6 Replies Latest reply on Jul 24, 2012 2:23 AM by jfclere

    routing table lookup performance

    asyomichev

      I recently noticed that as the population of instances behind mod_cluster grows, request routing takes significantly longer time. To give a rough order of magnitude, I am talking about latencies on the order of 100-200ms for pools of about 200+ workers. Parallel requests still scale well (i.e. several request loops running in parallel show the same request rate as a single one), but latency of 200 ms translates into a single-client throughput of 5 HTTP transactions per second, which is alarmingly low.

       

      After some digging it became apparent that the time is mostly spent accessing host and context information in the routing table in shared memory. I am talking about host_storage->read_host() and context_storage->read_context() in get_balancer_by_node() (mod_proxy_cluster.c) It looks like reading from shared memory is quite slow and on top of that it is done repeatedly (something close to O(n^2) to the number of  entries).

       

      Has someone observed it before? Is the anything in the works to improve?

       

      My environment: linux 2.6.18 x86_64, httpd 2.2.15, mod_cluster 1.1.0.Final, Tomcat 6.0.20

       

      Thanks,
      --Alexey

        • 1. Re: routing table lookup performance
          jfclere

          Could you try 1.1.3? it should bring some improvements.
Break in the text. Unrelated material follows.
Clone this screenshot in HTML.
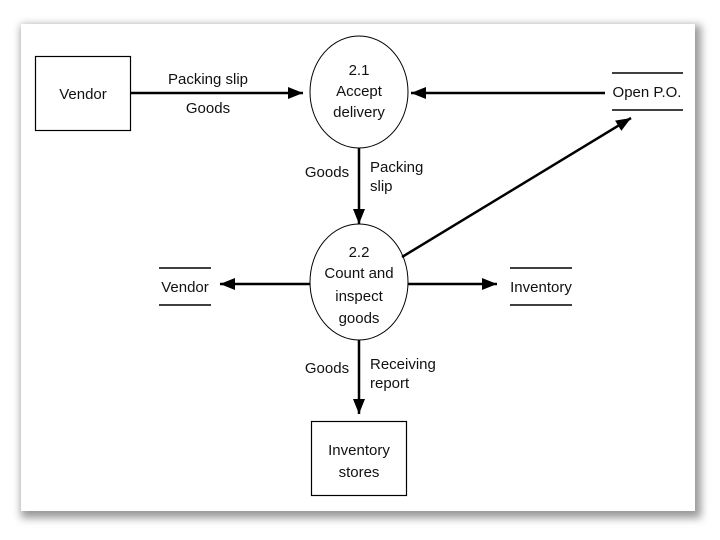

          • 2. Re: routing table lookup performance
            asyomichev

            Just tried with a fresh build of 1.1.3, but unfortunately the results are very similar. I've cooked up a patch on top of 1.1.0.Final (attached) that seems to improve things by caching host and context entries in the heap. I am seeing up to 10x improvement in certain cases. Could you please take a look if the approach makes sense and it would be meaningful to port it to 1.1.3? (the patch is not applicable to 1.1.3 directly due to significant rework in mod_proxy_cluster.c)

            • 3. Re: routing table lookup performance
              jfclere

              I have created a JIRA and I will integrate the patch in the next version. Many thanks.

              • 4. Re: routing table lookup performance
                asyomichev

                Hi Jean-Frederic,

                 

                I recently upgraded to 1.2.0.Final with the patch included, and found that the lookup performance is still not quite where expected: with 200 instances I still see over 90ms of latency per http transaction on average.

                 

                Looking at mod_proxy_cluster.c in 1.2.0.Final I noticed that worker lookup now touches "node" structures within a tight loop and it is stilll coming from the shared memory. I took the liberty of mirroring the caching approach already applied to "context" and "host", and that brought the latency down to about 10ms in that test. What is more important for scalability, it became less dependent on the table size.

                 

                I was wondering if you could consider adding the extra caching (proxy_node_table/read_node_table) to the upstream of mod_cluster for further releases?

                 

                Thanks,
                --Alexey

                • 5. Re: routing table lookup performance
                  jfclere

                  Adding extra caching for the node looks a good idea. Create a JIRA and submit a patch ;-)

                  • 6. Re: routing table lookup performance
                    jfclere

                    the initial JIRA was MODCLUSTER-252.